begin Provided data

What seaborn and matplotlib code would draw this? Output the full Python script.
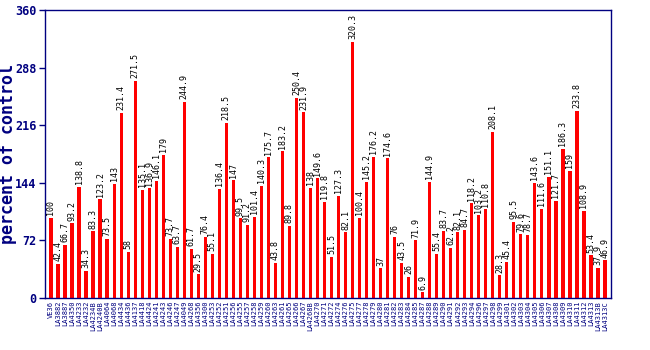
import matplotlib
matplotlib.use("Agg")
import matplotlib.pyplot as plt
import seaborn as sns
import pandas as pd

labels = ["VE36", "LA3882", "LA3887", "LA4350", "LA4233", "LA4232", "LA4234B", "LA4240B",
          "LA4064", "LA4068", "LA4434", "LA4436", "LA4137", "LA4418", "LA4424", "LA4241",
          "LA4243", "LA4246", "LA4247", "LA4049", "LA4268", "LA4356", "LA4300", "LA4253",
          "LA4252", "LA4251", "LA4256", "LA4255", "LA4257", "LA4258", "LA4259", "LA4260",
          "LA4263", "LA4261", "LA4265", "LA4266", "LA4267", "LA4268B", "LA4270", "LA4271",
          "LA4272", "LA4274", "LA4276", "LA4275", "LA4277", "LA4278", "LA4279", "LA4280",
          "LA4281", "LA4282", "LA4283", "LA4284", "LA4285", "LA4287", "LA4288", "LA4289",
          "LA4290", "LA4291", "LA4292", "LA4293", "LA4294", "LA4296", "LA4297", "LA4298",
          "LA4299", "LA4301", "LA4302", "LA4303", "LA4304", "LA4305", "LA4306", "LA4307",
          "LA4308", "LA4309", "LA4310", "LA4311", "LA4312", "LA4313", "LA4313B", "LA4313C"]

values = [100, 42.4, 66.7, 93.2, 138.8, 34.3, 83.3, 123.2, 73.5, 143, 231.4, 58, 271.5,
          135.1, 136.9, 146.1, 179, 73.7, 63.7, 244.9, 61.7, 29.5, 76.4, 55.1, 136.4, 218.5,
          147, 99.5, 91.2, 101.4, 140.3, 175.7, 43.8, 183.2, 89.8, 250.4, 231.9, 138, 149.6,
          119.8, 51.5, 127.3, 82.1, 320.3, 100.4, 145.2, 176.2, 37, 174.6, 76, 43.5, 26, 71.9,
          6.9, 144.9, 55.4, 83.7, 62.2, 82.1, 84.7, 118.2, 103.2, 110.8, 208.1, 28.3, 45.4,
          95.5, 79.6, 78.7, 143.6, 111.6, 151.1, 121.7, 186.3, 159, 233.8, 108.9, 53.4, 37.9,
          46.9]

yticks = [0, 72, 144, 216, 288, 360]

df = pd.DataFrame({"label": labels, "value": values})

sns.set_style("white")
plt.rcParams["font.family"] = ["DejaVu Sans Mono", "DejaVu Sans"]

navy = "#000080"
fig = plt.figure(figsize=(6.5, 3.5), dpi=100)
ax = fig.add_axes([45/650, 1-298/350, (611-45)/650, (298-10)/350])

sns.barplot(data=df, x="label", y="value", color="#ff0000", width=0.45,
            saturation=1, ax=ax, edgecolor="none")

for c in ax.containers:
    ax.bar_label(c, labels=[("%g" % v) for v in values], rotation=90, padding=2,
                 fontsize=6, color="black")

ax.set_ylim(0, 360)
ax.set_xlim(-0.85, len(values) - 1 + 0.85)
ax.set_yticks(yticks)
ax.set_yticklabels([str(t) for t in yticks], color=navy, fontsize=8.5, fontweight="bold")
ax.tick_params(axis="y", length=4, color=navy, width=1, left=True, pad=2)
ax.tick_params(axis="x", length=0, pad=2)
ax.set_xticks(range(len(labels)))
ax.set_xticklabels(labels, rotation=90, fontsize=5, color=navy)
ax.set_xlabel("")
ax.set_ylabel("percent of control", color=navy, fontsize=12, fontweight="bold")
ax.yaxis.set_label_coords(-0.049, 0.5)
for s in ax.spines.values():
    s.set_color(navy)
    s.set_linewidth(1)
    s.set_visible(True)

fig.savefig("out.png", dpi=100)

end Provided data
begin Provided data

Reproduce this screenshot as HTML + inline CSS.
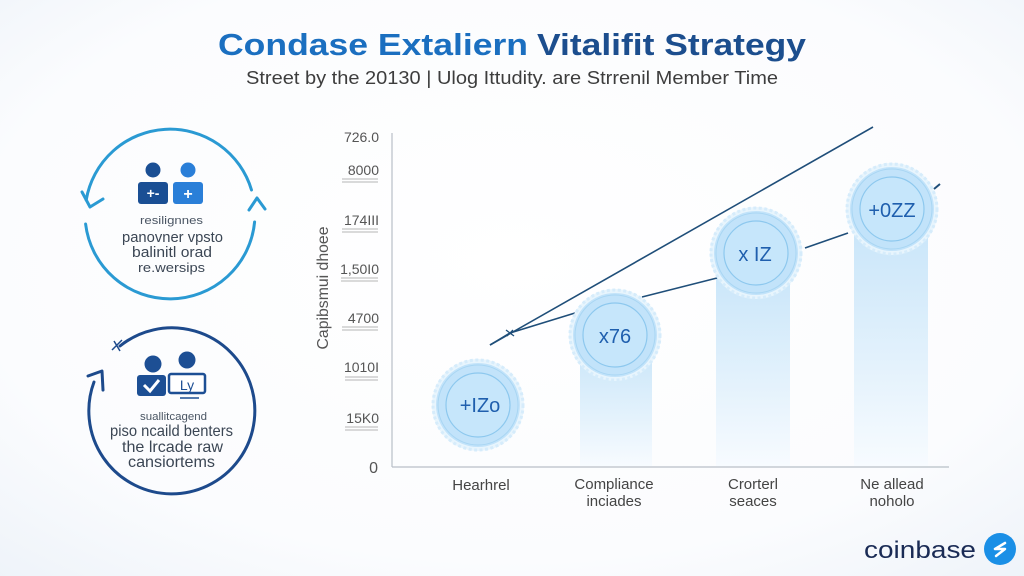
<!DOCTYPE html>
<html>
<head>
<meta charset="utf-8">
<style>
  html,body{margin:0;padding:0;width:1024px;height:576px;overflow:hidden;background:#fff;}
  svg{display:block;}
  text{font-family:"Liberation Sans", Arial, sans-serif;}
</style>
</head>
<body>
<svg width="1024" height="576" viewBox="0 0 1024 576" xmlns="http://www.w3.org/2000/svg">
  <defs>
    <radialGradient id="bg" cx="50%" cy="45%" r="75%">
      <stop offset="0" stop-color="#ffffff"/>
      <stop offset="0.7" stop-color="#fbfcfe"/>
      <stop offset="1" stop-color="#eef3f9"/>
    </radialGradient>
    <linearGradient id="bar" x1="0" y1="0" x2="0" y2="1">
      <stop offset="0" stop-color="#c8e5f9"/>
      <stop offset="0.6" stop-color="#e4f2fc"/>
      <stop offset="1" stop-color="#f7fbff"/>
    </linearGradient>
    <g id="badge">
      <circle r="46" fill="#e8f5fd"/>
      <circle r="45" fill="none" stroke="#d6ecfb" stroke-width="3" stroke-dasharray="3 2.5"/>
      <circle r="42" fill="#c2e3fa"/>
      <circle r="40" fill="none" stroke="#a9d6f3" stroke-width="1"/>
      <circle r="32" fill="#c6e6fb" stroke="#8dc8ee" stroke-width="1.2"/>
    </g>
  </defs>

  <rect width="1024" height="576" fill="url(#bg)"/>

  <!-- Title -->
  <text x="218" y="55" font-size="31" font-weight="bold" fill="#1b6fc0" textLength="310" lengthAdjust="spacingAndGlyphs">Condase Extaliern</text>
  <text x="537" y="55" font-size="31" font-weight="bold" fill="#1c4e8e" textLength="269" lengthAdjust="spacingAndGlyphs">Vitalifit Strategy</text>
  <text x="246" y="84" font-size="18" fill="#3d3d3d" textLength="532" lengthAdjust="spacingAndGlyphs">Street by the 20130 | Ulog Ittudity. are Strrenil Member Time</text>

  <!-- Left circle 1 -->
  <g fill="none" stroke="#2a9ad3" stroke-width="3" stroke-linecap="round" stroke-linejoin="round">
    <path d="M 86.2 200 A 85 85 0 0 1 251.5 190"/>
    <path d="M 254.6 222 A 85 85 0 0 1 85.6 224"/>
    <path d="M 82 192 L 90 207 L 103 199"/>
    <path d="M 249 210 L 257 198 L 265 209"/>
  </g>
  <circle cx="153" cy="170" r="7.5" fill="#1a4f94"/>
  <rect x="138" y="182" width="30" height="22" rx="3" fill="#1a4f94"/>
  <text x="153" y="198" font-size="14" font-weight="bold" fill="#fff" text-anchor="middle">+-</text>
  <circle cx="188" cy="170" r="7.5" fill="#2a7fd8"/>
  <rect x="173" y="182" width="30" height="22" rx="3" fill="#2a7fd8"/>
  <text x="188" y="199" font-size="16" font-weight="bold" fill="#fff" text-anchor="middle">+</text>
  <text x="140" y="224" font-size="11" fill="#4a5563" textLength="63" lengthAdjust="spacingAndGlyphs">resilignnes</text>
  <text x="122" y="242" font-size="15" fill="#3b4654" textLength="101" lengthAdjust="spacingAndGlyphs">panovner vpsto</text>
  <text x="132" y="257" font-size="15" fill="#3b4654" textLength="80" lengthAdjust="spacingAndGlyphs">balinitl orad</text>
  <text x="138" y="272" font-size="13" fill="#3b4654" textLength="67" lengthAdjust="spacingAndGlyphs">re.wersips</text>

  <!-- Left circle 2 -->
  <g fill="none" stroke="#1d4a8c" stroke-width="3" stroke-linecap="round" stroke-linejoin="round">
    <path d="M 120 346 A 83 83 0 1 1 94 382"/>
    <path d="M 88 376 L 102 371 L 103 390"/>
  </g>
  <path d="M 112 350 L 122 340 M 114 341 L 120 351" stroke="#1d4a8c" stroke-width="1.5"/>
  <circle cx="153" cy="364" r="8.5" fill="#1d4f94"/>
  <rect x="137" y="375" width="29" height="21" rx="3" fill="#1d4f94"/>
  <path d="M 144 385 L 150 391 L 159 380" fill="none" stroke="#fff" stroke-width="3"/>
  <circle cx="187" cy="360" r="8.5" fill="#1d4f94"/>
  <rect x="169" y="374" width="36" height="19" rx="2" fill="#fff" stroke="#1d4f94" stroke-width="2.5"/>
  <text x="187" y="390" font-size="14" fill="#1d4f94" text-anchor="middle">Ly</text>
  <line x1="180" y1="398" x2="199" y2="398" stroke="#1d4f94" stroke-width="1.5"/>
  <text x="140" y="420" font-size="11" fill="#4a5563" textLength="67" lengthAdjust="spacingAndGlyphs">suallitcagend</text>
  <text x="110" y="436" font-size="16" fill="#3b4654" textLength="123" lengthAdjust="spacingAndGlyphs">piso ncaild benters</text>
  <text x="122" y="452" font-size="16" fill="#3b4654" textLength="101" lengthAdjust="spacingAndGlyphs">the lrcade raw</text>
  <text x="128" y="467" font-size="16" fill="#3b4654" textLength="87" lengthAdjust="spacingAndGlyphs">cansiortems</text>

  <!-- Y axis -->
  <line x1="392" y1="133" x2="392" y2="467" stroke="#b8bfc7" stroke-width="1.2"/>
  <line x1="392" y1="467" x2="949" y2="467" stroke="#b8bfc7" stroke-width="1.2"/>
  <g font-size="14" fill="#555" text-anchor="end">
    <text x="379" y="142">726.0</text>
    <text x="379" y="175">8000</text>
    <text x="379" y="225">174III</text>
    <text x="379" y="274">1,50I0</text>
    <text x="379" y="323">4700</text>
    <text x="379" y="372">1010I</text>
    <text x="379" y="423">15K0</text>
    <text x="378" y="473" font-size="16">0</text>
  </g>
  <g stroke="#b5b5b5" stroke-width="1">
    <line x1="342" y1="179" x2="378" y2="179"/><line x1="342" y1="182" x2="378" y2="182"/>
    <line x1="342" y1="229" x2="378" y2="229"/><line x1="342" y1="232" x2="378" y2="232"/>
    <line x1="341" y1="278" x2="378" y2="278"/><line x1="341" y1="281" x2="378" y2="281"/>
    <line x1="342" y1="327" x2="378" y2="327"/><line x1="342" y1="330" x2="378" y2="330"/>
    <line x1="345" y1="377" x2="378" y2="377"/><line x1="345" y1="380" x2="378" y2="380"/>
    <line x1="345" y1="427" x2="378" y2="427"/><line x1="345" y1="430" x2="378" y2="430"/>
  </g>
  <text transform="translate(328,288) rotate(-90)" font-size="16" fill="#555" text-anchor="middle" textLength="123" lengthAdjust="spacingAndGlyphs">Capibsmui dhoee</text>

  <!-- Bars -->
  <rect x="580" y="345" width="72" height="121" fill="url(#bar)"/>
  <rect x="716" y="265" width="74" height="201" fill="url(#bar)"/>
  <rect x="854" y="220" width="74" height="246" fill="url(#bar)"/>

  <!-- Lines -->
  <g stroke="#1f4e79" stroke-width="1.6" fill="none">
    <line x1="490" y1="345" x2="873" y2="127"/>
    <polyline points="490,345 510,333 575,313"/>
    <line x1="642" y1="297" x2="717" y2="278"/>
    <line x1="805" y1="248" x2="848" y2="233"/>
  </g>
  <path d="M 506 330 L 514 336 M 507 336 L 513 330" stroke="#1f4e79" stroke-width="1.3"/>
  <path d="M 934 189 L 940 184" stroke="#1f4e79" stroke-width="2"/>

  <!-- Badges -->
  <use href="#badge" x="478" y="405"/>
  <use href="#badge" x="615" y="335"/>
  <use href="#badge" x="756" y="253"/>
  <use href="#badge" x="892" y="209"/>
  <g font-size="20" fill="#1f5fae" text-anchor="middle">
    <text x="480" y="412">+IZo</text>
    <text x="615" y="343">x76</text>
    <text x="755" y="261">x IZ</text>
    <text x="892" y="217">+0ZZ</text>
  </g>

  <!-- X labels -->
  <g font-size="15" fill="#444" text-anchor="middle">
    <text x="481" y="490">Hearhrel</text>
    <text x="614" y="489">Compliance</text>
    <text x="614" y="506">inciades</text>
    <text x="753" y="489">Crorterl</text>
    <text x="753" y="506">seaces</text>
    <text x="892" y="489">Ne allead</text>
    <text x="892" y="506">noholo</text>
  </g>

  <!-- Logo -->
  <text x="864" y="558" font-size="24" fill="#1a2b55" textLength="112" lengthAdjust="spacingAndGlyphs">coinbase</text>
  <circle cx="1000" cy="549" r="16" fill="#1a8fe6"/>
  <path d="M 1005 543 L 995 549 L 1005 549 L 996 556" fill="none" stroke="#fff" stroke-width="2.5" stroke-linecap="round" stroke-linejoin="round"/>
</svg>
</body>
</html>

end Provided data
begin Provided data

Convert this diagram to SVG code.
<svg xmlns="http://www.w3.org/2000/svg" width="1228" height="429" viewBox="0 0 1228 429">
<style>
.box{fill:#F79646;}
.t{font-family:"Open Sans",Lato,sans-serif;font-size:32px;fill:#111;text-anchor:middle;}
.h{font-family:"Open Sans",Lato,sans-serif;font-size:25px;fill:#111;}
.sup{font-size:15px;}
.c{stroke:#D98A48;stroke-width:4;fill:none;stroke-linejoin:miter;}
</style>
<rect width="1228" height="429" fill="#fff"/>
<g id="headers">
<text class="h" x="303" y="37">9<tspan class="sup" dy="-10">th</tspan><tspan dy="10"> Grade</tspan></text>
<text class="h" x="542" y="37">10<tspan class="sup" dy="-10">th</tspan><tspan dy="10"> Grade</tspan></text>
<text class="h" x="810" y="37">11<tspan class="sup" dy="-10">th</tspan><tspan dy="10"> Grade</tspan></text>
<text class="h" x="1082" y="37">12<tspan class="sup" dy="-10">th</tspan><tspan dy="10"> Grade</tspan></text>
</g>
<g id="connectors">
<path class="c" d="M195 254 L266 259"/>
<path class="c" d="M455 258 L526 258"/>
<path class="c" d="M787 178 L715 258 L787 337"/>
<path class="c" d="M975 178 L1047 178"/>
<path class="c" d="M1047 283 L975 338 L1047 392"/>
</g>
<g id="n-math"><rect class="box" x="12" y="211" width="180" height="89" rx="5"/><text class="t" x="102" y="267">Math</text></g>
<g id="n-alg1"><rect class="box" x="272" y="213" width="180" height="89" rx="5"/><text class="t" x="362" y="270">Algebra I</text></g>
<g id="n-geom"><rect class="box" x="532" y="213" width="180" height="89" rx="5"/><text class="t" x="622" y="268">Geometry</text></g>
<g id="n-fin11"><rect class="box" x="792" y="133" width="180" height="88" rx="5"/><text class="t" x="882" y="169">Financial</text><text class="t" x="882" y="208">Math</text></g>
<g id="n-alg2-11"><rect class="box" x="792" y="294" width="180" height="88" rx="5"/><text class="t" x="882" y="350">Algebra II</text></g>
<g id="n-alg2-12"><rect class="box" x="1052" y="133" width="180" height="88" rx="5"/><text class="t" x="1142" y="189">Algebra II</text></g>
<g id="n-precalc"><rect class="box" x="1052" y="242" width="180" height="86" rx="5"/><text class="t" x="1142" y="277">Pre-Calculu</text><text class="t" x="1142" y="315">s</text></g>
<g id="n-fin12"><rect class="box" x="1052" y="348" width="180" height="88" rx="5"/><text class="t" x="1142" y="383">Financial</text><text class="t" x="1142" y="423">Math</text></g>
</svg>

end Provided data

• **Directions for this task**
Reproduce, starting at the line containing "What seaborn and" and stopping after the line containing "import pandas as pd", each of those lines exactly and no others; leave pictures out.

• **Exercise output**
What seaborn and matplotlib code would draw this? Output the full Python script.
import matplotlib
matplotlib.use("Agg")
import matplotlib.pyplot as plt
import seaborn as sns
import pandas as pd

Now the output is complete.